Desde su publicación en Julio del año, el libro se ha enfrentado a todo tipo de polémica, sobre todo acerca de la veracidad de lo que cuenta. Pero Lorin Stein, editor del libro para el sello Farrar, Straus and Giroux asegura que se trata de un testimonio real y que además, es la conciencia sobre la necesidad de publicarlo bajo esa noción lo que hace tan importante — y desconcertante — el hecho que haya podido llegar a las librerías de todo el mundo “Estamos absolutamente seguros de la autenticidad del libro. Cuando lo vendimos en el extranjero, algunos editores pidieron que aportásemos las razones por las que creíamos en la autenticidad de la historia. En una carta abierta expliqué que habíamos corroborado la veracidad del asunto través de personas concretas que conocían a la autora desde hacía mucho tiempo y que conocían su historia. En Inglaterra, algunos periódicos de la derecha preguntaron qué pruebas había de que una cosa así pudiera haber pasado, ¡como si todos nosotros no supiéramos de casos de niños que han sufrido abusos sexuales!”.

Por supuesto, el debate sobre la autenticidad del testimonio parece intentar suavizar la percepción de lo que se cuenta como una historia que deba aceptarse como real.

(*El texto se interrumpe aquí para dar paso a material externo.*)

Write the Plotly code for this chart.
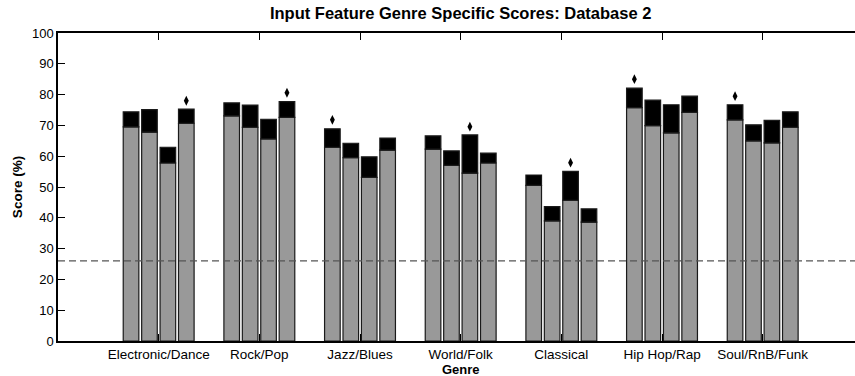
import plotly.graph_objects as go

# Genre categories and per-genre scores for the four input feature sets
genres = ["Electronic/Dance", "Rock/Pop", "Jazz/Blues", "World/Folk",
          "Classical", "Hip Hop/Rap", "Soul/RnB/Funk"]

# Lower (gray) part of each bar
base_scores = [
    [69.5, 67.8, 57.8, 70.7],
    [73.1, 69.4, 65.6, 72.6],
    [62.9, 59.5, 53.1, 62.0],
    [62.3, 57.0, 54.5, 57.8],
    [50.5, 39.0, 45.7, 38.6],
    [75.8, 69.9, 67.6, 74.2],
    [71.8, 65.0, 64.3, 69.4],
]

# Full height of each bar (gray + black)
total_scores = [
    [74.4, 75.1, 62.9, 75.3],
    [77.3, 76.6, 72.0, 77.7],
    [68.9, 64.2, 59.8, 65.9],
    [66.6, 61.7, 66.9, 61.0],
    [53.9, 43.6, 55.1, 42.9],
    [82.1, 78.2, 76.7, 79.5],
    [76.7, 70.2, 71.6, 74.4],
]

# Best feature set per genre (bar index) and its marker height
best_bar = [3, 3, 0, 2, 2, 0, 0]
best_marker = [78.0, 80.6, 71.8, 69.6, 57.9, 85.0, 79.5]

chance_level = 26.0
y_ticks = list(range(0, 101, 10))

pitch = 0.183
bar_w = 0.155
offsets = [(-1.5 + k) * pitch for k in range(4)]

xs, low, top_h, top_base = [], [], [], []
for g in range(len(genres)):
    for k in range(4):
        xs.append(g + 1 + offsets[k])
        low.append(base_scores[g][k])
        top_base.append(base_scores[g][k])
        top_h.append(total_scores[g][k] - base_scores[g][k])

mx = [g + 1 + offsets[best_bar[g]] for g in range(len(genres))]

fig = go.Figure()
fig.add_trace(go.Bar(
    x=xs, y=low, width=bar_w,
    marker=dict(color="#999999", line=dict(color="#1a1a1a", width=1.2)),
    hoverinfo="skip", showlegend=False))
fig.add_trace(go.Bar(
    x=xs, y=top_h, base=top_base, width=bar_w,
    marker=dict(color="#000000", line=dict(color="#1a1a1a", width=1.2)),
    hoverinfo="skip", showlegend=False))
fig.add_trace(go.Scatter(
    x=mx, y=best_marker, mode="markers",
    marker=dict(symbol="diamond-tall", size=7, color="black"),
    hoverinfo="skip", showlegend=False))
fig.add_trace(go.Scatter(
    x=[0, 8], y=[chance_level, chance_level], mode="lines",
    line=dict(color="#555555", width=1.2, dash="7px,4px"),
    hoverinfo="skip", showlegend=False))

font_family = "Liberation Sans, Arial, Helvetica, sans-serif"

# The axes box runs from x=0 to x=8; the visible part ends just short of 8,
# so centred texts are placed at x=4 in data terms.
x_max_visible = 797 / 100.67
center_frac = 4 / x_max_visible

fig.update_layout(
    width=855, height=376,
    margin=dict(l=58, r=0, t=33, b=35),
    paper_bgcolor="white", plot_bgcolor="white",
    barmode="overlay",
    font=dict(family=font_family, size=12, color="black"),
    title=dict(text="<b>Input Feature Genre Specific Scores: Database 2</b>",
               x=center_frac, xanchor="center", xref="paper",
               y=1 - 13 / 376, yanchor="middle", yref="container",
               font=dict(size=16.5, family=font_family)),
    xaxis=dict(
        range=[0, x_max_visible],
        tickmode="array", tickvals=list(range(1, len(genres) + 1)),
        ticktext=genres, ticks="inside", ticklen=7, tickcolor="black",
        showline=True, linecolor="black", linewidth=1.5, mirror="ticks",
        showgrid=False, zeroline=False,
        tickfont=dict(size=13.5),
    ),
    yaxis=dict(
        range=[0, 100], tickvals=y_ticks,
        ticks="inside", ticklen=7, tickcolor="black",
        showline=True, linecolor="black", linewidth=1.5,
        showgrid=False, zeroline=False,
        tickfont=dict(size=13),
        title=dict(text="<b>Score (%)</b>", font=dict(size=13.5), standoff=6),
    ),
    yaxis2=dict(
        overlaying="y", side="right", range=[0, 100], tickvals=y_ticks,
        ticks="inside", ticklen=2, tickcolor="black",
        showticklabels=False, showline=False, showgrid=False, zeroline=False,
    ),
    annotations=[dict(
        text="<b>Genre</b>", x=4, xref="x", y=0, yref="paper",
        yshift=-28, xanchor="center", yanchor="middle", showarrow=False,
        font=dict(size=13, family=font_family))],
)

fig.write_html("out.html")
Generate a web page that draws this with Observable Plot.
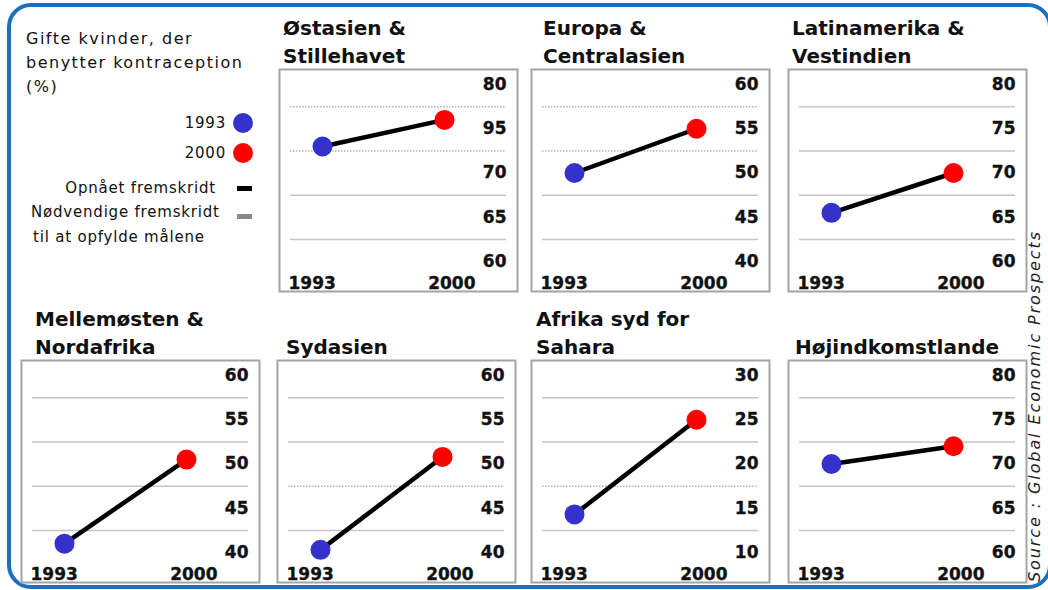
<!DOCTYPE html>
<html>
<head>
<meta charset="utf-8">
<script src="https://cdn.jsdelivr.net/npm/d3@7"></script>
<script src="https://cdn.jsdelivr.net/npm/@observablehq/plot@0.6"></script>
<style>
  html, body { margin: 0; padding: 0; }
  body { width: 1048px; height: 590px; overflow: hidden; background: #fff; position: relative; font-family: "DejaVu Sans", sans-serif; color: #111; }
  #border { position: absolute; left: 7px; top: 3px; width: 1045px; height: 586px; box-sizing: border-box; border: 4px solid #1b6fbf; border-radius: 24px; }
  .panel { position: absolute; width: 240px; height: 224px; }
  .panel svg { overflow: visible; display: block; }
  .title { position: absolute; bottom: 222px; font: bold 20px/28px "DejaVu Sans", sans-serif; white-space: pre; color: #111; }
  #legend { position: absolute; left: 0; top: 0; }
  #source { position: absolute; left: 854px; top: 397px; width: 360px; height: 18px; line-height: 18px; text-align: center; transform: rotate(-90deg); transform-origin: 50% 50%; font: italic 16px "DejaVu Sans", sans-serif; letter-spacing: 1.9px; color: #222; white-space: nowrap; }
</style>
</head>
<body>
<div id="border"></div>
<div id="legend"></div>
<div id="root"></div>
<div id="source">Source : Global Economic Prospects</div>
<script>
// ---- data ----
const regions = ["Østasien &\nStillehavet", "Europa &\nCentralasien", "Latinamerika &\nVestindien",
                 "Mellemøsten &\nNordafrika", "Sydasien", "Afrika syd for\nSahara", "Højindkomstlande"];
const years = [1993, 2000];
const values1993 = [73, 50, 65.5, 41, 40.3, 14.3, 70];
const values2000 = [76, 55, 70, 50.5, 50.8, 25, 72];
const axisMin = [60, 40, 60, 40, 40, 10, 60];
const tickLabels = [
  ["60", "65", "70", "95", "80"],
  ["40", "45", "50", "55", "60"],
  ["60", "65", "70", "75", "80"],
  ["40", "45", "50", "55", "60"],
  ["40", "45", "50", "55", "60"],
  ["10", "15", "20", "25", "30"],
  ["60", "65", "70", "75", "80"]
];
const dottedGrid = [[72.5, 77.5], [52.5, 57.5], [], [], [47.5], [17.5], []];
const legendTitle = ["Gifte kvinder, der", "benytter kontraception", "(%)"];
const legendAchieved = "Opnået fremskridt";
const legendNeeded = ["Nødvendige fremskridt", "til at opfylde målene"];

// ---- layout / style ----
const layout = [
  {left: 278, top: 68, tx: 5}, {left: 530, top: 68, tx: 13}, {left: 787, top: 68, tx: 5},
  {left: 20, top: 359, tx: 15}, {left: 276, top: 359, tx: 10}, {left: 530, top: 359, tx: 6}, {left: 787, top: 359, tx: 8}
];
const BLUE = "#3333cc", RED = "#ff0000";
const font = {fontFamily: "DejaVu Sans", fontWeight: "bold", fontSize: 17, fill: "#111", stroke: "#111", strokeWidth: 0.35};

const root = document.getElementById("root");
regions.forEach((name, i) => {
  const lo = axisMin[i], hi = lo + 20;
  const pts = years.map((yr, j) => ({year: yr, value: j === 0 ? values1993[i] : values2000[i]}));
  const ticks = d3.range(5).map(k => lo + 5 * k);
  const grid = [2.5, 7.5, 12.5, 17.5].map(g => lo + g);
  const dotted = dottedGrid[i];
  const plot = Plot.plot({
    width: 240, height: 224, margin: 0,
    style: {background: "white", overflow: "visible"},
    x: {domain: years, type: "linear", range: [44, 166], axis: null},
    y: {domain: [lo, hi], range: [193, 16], axis: null},
    color: {type: "ordinal", domain: years, range: [BLUE, RED]},
    marks: [
      Plot.ruleY(grid.filter(g => !dotted.includes(g)), {stroke: "#c6c6c6", strokeWidth: 1.5, insetLeft: 12, insetRight: 12}),
      Plot.ruleY(dotted, {stroke: "#b4b4b4", strokeWidth: 1.5, strokeDasharray: "1.5,1.5", insetLeft: 12, insetRight: 12}),
      Plot.frame({stroke: "#a4a4a4", strokeWidth: 2, inset: 1}),
      Plot.line(pts, {x: "year", y: "value", stroke: "#000", strokeWidth: 4.5}),
      Plot.dot(pts, {x: "year", y: "value", r: 10, fill: "year", stroke: null}),
      Plot.text(ticks, {y: d => d, text: (d, k) => tickLabels[i][k], frameAnchor: "right", textAnchor: "end", dx: -12, ...font}),
      Plot.text([years[0]], {x: d => d, text: d => String(d), frameAnchor: "bottom", lineAnchor: "bottom", textAnchor: "start", dx: -34, dy: -4, ...font}),
      Plot.text([years[1]], {x: d => d, text: d => String(d), frameAnchor: "bottom", lineAnchor: "bottom", textAnchor: "end", dx: 31, dy: -4, ...font})
    ]
  });
  const div = document.createElement("div");
  div.className = "panel";
  div.style.left = layout[i].left + "px";
  div.style.top = layout[i].top + "px";
  const t = document.createElement("div");
  t.className = "title";
  t.style.left = layout[i].tx + "px";
  t.textContent = name;
  div.appendChild(t);
  div.appendChild(plot);
  root.appendChild(div);
});

// ---- legend ----
const svg = d3.select("#legend").append("svg").attr("width", 275).attr("height", 260);
const lt = svg.append("g").attr("font-family", "DejaVu Sans").attr("font-size", 16).attr("letter-spacing", 1.5).attr("fill", "#111");
legendTitle.forEach((s, k) => lt.append("text").attr("x", 26).attr("y", 44 + k * 24).text(s));
const li = svg.append("g").attr("font-family", "DejaVu Sans").attr("font-size", 15).attr("letter-spacing", 0.8).attr("fill", "#111");
years.forEach((yr, k) => {
  li.append("text").attr("x", 226).attr("y", 123 + k * 30).attr("dy", "0.35em").attr("text-anchor", "end").text(String(yr));
  svg.append("circle").attr("cx", 243).attr("cy", 123 + k * 30).attr("r", 10).attr("fill", k === 0 ? BLUE : RED);
});
li.append("text").attr("x", 216).attr("y", 188).attr("dy", "0.35em").attr("text-anchor", "end").text(legendAchieved);
svg.append("rect").attr("x", 237).attr("y", 186).attr("width", 15).attr("height", 5).attr("fill", "#000");
li.append("text").attr("x", 31).attr("y", 212).attr("dy", "0.35em").text(legendNeeded[0]);
li.append("text").attr("x", 33).attr("y", 237).attr("dy", "0.35em").text(legendNeeded[1]);
svg.append("rect").attr("x", 237).attr("y", 214).attr("width", 15).attr("height", 5).attr("fill", "#8a8a8a");
</script>
</body>
</html>
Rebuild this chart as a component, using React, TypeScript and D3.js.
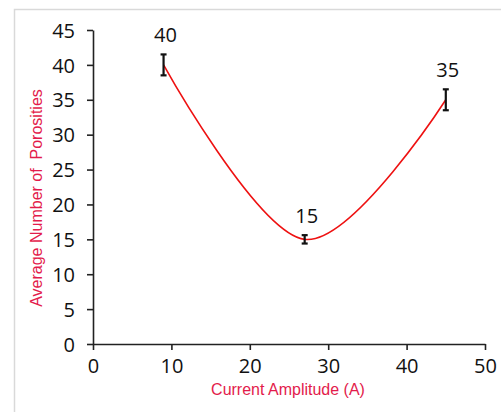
import { useRef, useEffect } from "react";
import * as d3 from "d3";

// data
const currents = [9, 27, 45];
const porosities = [40, 15, 35];
const errors = [1.5, 0.6, 1.5];
const xTicks = [0, 10, 20, 30, 40, 50];
const yTicks = [0, 5, 10, 15, 20, 25, 30, 35, 40, 45];

const W = 501;
const H = 412;

export default function App() {
  const svgRef = useRef(null);

  useEffect(() => {
    const svg = d3.select(svgRef.current);
    svg.selectAll("*").remove();

    const x = d3.scaleLinear().domain([0, 50]).range([93, 485]);
    const y = d3.scaleLinear().domain([0, 45]).range([344, 30]);

    // outer frame
    svg.append("rect")
      .attr("x", 14.5).attr("y", 9.5)
      .attr("width", W).attr("height", H)
      .attr("fill", "#fff")
      .attr("stroke", "#d9d9d9")
      .attr("stroke-width", 1.5);

    const font = "'Open Sans', 'DejaVu Sans', sans-serif";
    const titleFont = "'Liberation Sans', Arial, sans-serif";

    // y axis
    const yAxis = svg.append("g")
      .attr("transform", `translate(${x(0)},0)`)
      .call(d3.axisLeft(y).tickValues(yTicks).tickSize(6).tickPadding(12).tickSizeOuter(0));
    yAxis.attr("font-size", null).attr("font-family", null);
    yAxis.select(".domain").attr("stroke", "#222").attr("stroke-width", 1.6);
    yAxis.selectAll(".tick line").attr("stroke", "#222").attr("stroke-width", 1.6);
    yAxis.selectAll(".tick text")
      .style("font-family", font).style("font-size", "20px").attr("fill", "#111")
      .attr("dy", "0.36em");

    // x axis
    const xAxis = svg.append("g")
      .attr("transform", `translate(0,${y(0)})`)
      .call(d3.axisBottom(x).tickValues(xTicks).tickSize(6).tickPadding(9).tickSizeOuter(0));
    xAxis.attr("font-size", null).attr("font-family", null);
    xAxis.select(".domain").attr("stroke", "#222").attr("stroke-width", 1.6);
    xAxis.selectAll(".tick line").attr("stroke", "#222").attr("stroke-width", 1.6);
    xAxis.selectAll(".tick text")
      .style("font-family", font).style("font-size", "20px").attr("fill", "#111");

    // smooth line
    const pts = currents.map((c, i) => [c, porosities[i]] as [number, number]);
    const line = d3.line<[number, number]>()
      .x((d) => x(d[0]))
      .y((d) => y(d[1]))
      .curve(d3.curveCardinal.tension(0));
    svg.append("path")
      .attr("d", line(pts))
      .attr("fill", "none")
      .attr("stroke", "#ee1111")
      .attr("stroke-width", 1.6);

    // error bars
    const eb = svg.append("g").attr("stroke", "#111").attr("stroke-width", 2.2);
    currents.forEach((c, i) => {
      const cx = x(c);
      const y1 = y(porosities[i] + errors[i]);
      const y2 = y(porosities[i] - errors[i]);
      eb.append("line").attr("x1", cx).attr("x2", cx).attr("y1", y1).attr("y2", y2);
      eb.append("line").attr("x1", cx - 3).attr("x2", cx + 3).attr("y1", y1).attr("y2", y1);
      eb.append("line").attr("x1", cx - 3).attr("x2", cx + 3).attr("y1", y2).attr("y2", y2);
    });

    // data labels
    svg.append("g").selectAll("text")
      .data(pts)
      .enter()
      .append("text")
      .attr("x", (d) => x(d[0]) + 2)
      .attr("y", (d, i) => y(d[1] + errors[i]) - 12)
      .attr("text-anchor", "middle")
      .style("font-family", font)
      .style("font-size", "20px")
      .attr("fill", "#111")
      .text((d) => d[1]);

    // axis titles
    svg.append("text")
      .attr("x", 288).attr("y", 395)
      .attr("text-anchor", "middle")
      .style("font-family", titleFont)
      .style("font-size", "16px")
      .attr("fill", "#e31b4b")
      .text("Current Amplitude (A)");

    svg.append("text")
      .attr("transform", "translate(42,198) rotate(-90)")
      .attr("text-anchor", "middle")
      .style("font-family", titleFont)
      .style("font-size", "16px")
      .style("white-space", "pre")
      .attr("fill", "#e31b4b")
      .text("Average Number of  Porosities");
  }, []);

  return (
    <div style={{ position: "fixed", left: 0, top: 0, width: W, height: H, background: "#fff" }}>
      <svg ref={svgRef} width={W} height={H} style={{ display: "block" }} />
    </div>
  );
}
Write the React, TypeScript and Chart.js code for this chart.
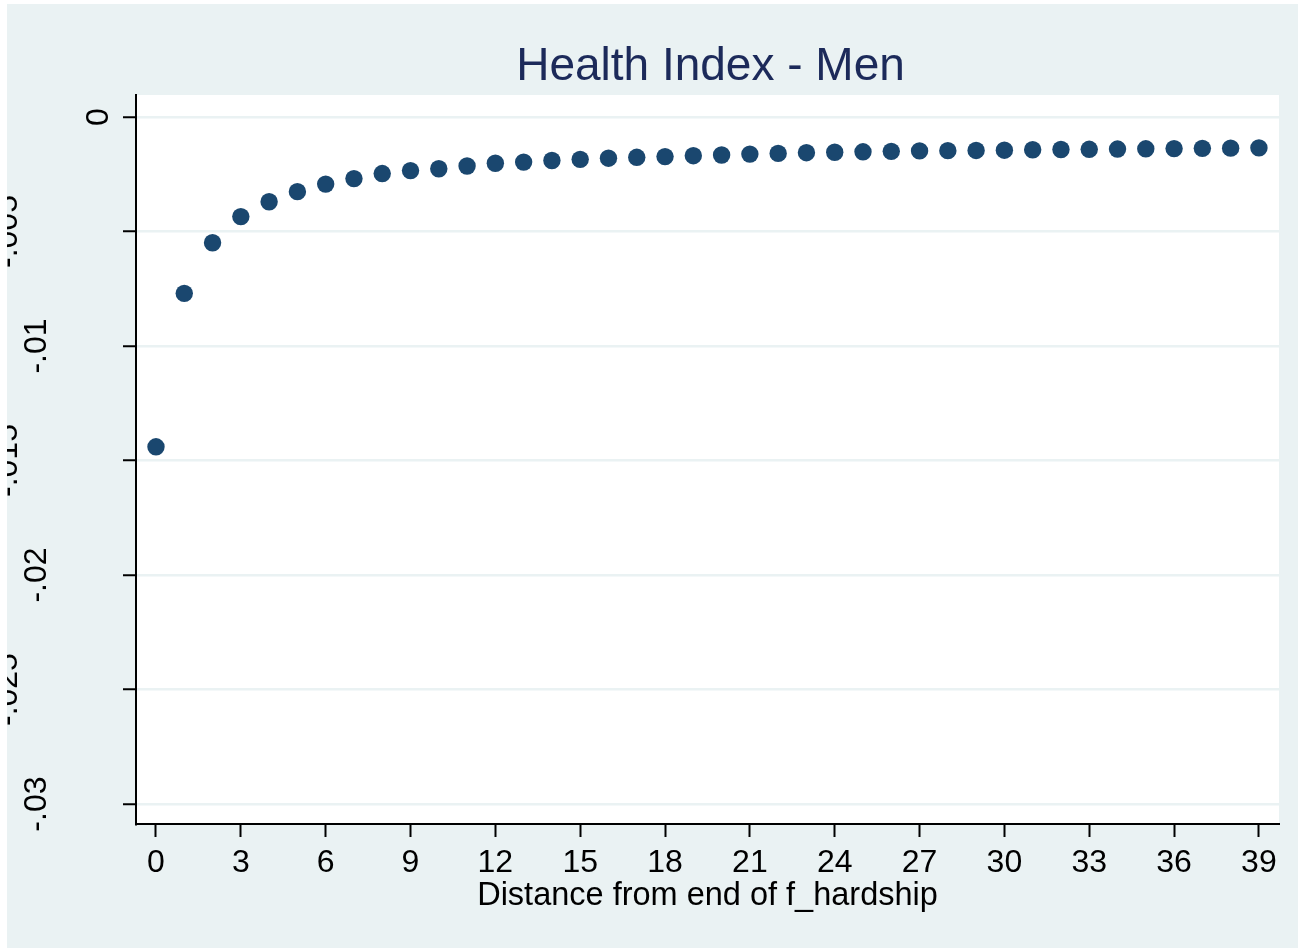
import React, { useEffect, useRef } from "react";
import { Chart, registerables } from "chart.js";

Chart.register(...registerables);

const chartTitle = "Health Index - Men";
const xAxisTitle = "Distance from end of f_hardship";

const xValues = [
  0, 1, 2, 3, 4, 5, 6, 7, 8, 9, 10, 11, 12, 13, 14, 15, 16, 17, 18, 19,
  20, 21, 22, 23, 24, 25, 26, 27, 28, 29, 30, 31, 32, 33, 34, 35, 36, 37, 38, 39,
];

const yValues = [
  -0.0144, -0.0077, -0.00549, -0.00435, -0.0037, -0.00326, -0.00293, -0.00269,
  -0.00247, -0.00234, -0.00226, -0.00214, -0.00202, -0.00197, -0.0019, -0.00185,
  -0.0018, -0.00176, -0.00173, -0.00169, -0.00166, -0.00162, -0.00159, -0.00156,
  -0.00154, -0.00152, -0.0015, -0.00148, -0.00147, -0.00146, -0.00145, -0.00143,
  -0.00142, -0.00141, -0.0014, -0.00139, -0.00138, -0.00137, -0.00136, -0.00135,
];

const xTickValues = [0, 3, 6, 9, 12, 15, 18, 21, 24, 27, 30, 33, 36, 39];
const xTickLabels = ["0", "3", "6", "9", "12", "15", "18", "21", "24", "27", "30", "33", "36", "39"];

const yTickValues = [0, -0.005, -0.01, -0.015, -0.02, -0.025, -0.03];
const yTickLabels = ["0", "-.005", "-.01", "-.015", "-.02", "-.025", "-.03"];

const FONT = "'Liberation Sans', Arial, Helvetica, sans-serif";
const BG = "#EAF2F3";
const MARKER = "#1A476F";

const backgroundPlugin = {
  id: "stataBackground",
  beforeDraw(chart: any) {
    const { ctx, width, height, chartArea } = chart;
    ctx.save();
    ctx.fillStyle = "#ffffff";
    ctx.fillRect(0, 0, width, height);
    ctx.fillStyle = BG;
    ctx.fillRect(7, 4, width - 7, height - 4);
    ctx.fillStyle = "#ffffff";
    ctx.fillRect(chartArea.left, chartArea.top, chartArea.right - chartArea.left, chartArea.bottom - chartArea.top);
    ctx.restore();
  },
  afterDraw(chart: any) {
    const { ctx, chartArea, width, height } = chart;
    const yScale = chart.scales.y;
    ctx.save();
    // title
    ctx.fillStyle = "#1C2A5A";
    ctx.font = `46px ${FONT}`;
    ctx.textAlign = "center";
    ctx.textBaseline = "alphabetic";
    ctx.fillText(chartTitle, (chartArea.left + chartArea.right) / 2 + 3, 80);
    // rotated y tick labels, clipped to the graph region
    ctx.beginPath();
    ctx.rect(7, 4, width - 7, height - 4);
    ctx.clip();
    ctx.fillStyle = "#000000";
    ctx.font = `32px ${FONT}`;
    yTickValues.forEach((v, i) => {
      const label = yTickLabels[i];
      const py = yScale.getPixelForValue(v);
      const w = ctx.measureText(label).width;
      const bx = chartArea.left + 1 - 1.65 * w;
      ctx.save();
      ctx.translate(bx, py);
      ctx.rotate(-Math.PI / 2);
      ctx.textAlign = "center";
      ctx.textBaseline = "alphabetic";
      ctx.fillText(label, 0, 0);
      ctx.restore();
    });
    ctx.restore();
  },
};

export default function App() {
  const canvasRef = useRef<HTMLCanvasElement | null>(null);

  useEffect(() => {
    if (!canvasRef.current) return;
    const chart = new Chart(canvasRef.current, {
      type: "scatter",
      data: {
        datasets: [
          {
            data: xValues.map((x, i) => ({ x, y: yValues[i] })),
            backgroundColor: MARKER,
            borderColor: MARKER,
            borderWidth: 0,
            pointRadius: 8.7,
            pointHoverRadius: 8.7,
          },
        ],
      },
      options: {
        animation: false,
        responsive: true,
        maintainAspectRatio: false,
        events: [],
        layout: { padding: { top: 95, right: 19, left: 0, bottom: 0 } },
        plugins: {
          legend: { display: false },
          title: { display: false },
          tooltip: { enabled: false },
        },
        scales: {
          x: {
            type: "linear",
            min: -0.707,
            max: 39.71,
            afterBuildTicks: (scale: any) => {
              scale.ticks = xTickValues.map((v) => ({ value: v }));
            },
            afterFit: (scale: any) => {
              scale.height = 124;
            },
            border: { display: true, color: "#000000", width: 2 },
            grid: {
              drawOnChartArea: false,
              drawTicks: true,
              tickLength: 13,
              tickColor: "#000000",
              tickWidth: 2,
            },
            ticks: {
              autoSkip: false,
              maxRotation: 0,
              minRotation: 0,
              padding: 7,
              color: "#000000",
              font: { family: FONT, size: 32 },
              callback: (value: any) => {
                const idx = xTickValues.indexOf(Number(value));
                return idx >= 0 ? xTickLabels[idx] : "";
              },
            },
            title: {
              display: true,
              text: xAxisTitle,
              color: "#000000",
              font: { family: FONT, size: 32.5 },
              padding: { top: 0, bottom: 32 },
            },
          },
          y: {
            type: "linear",
            min: -0.03087,
            max: 0.00096,
            afterBuildTicks: (scale: any) => {
              scale.ticks = yTickValues.map((v) => ({ value: v }));
            },
            afterFit: (scale: any) => {
              scale.width = 136;
            },
            border: { display: true, color: "#000000", width: 2 },
            grid: {
              drawOnChartArea: true,
              color: BG,
              lineWidth: 2.5,
              drawTicks: true,
              tickLength: 13,
              tickColor: "#000000",
              tickWidth: 2,
            },
            ticks: { display: false },
          },
        },
      },
      plugins: [backgroundPlugin],
    });
    return () => chart.destroy();
  }, []);

  return (
    <div style={{ position: "fixed", left: 0, top: 0, width: 1298, height: 948 }}>
      <canvas ref={canvasRef} />
    </div>
  );
}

La mayoría de las críticas sobre el texto van desde la “necesidad de asumir su costo y peso dentro la visión brumosa que se tiene sobre el incesto” (The New York Times), hasta el horror que despierta la simple posibilidad que el libro sea real y por tanto, una descripción de enorme detalle sobre un tabú desgarrador del que se habla muy poco. Al libro se le ha llamado sensacionalista hasta una invitación para la pedolifia (The Telegraph insistió que “El problema con un libro así es que los lectores a los que más les va a gustar son los pedófilos”) pero su valor continúa siendo el de demostrar el poder de la palabra como vehículo de liberación, redención y quizás, como una puerta abierta hacia el terror del secreto detrás de la idea de la familia a la que se aferra nuestra sociedad y nuestra cultura. Después de todo, quizás uno de los elementos más espantosos de la tragedia que sea el peso del silencio familiar, el horror que gravita sobre la aparente normalidad de una familia sin rostro, en que una madre llama a la autora “puta” por la violencia un hermano y una amiga que le aconseja “Olvídalo y supéralo”.

Al final, el libro “El diario de un Incesto” es mucho más que una narración terrorífica sobre un tipo de violencia de la que apenas se habla. Se trata de una búsqueda de significado ciego al horror que nunca llega a tener otra perspectiva que una mirada trágica y dolorosamente dura de los terrores de la violencia sexual. La autora no desea la comprensión, la empatía y mucho menos, una explicación a lo que vivió, sino que cuenta su experiencia como un golpe definitivo al miedo que le aplasta, al miedo que la agobia a toda hora y sobre todo, la percepción de una lucha implacable contra sí misma. Como si el abuso y el miedo fuera un contexto insuperable de una barbarie inexplicable “Diario de un Incesto” evade toda explicación sencilla. “Le deseo y le mataría, echaría su cuerpo a los perros” culmina la autora refiriéndose a su padre, como colofón maldito de una historia cuyo mayor valor, sea justamente, su mera existencia.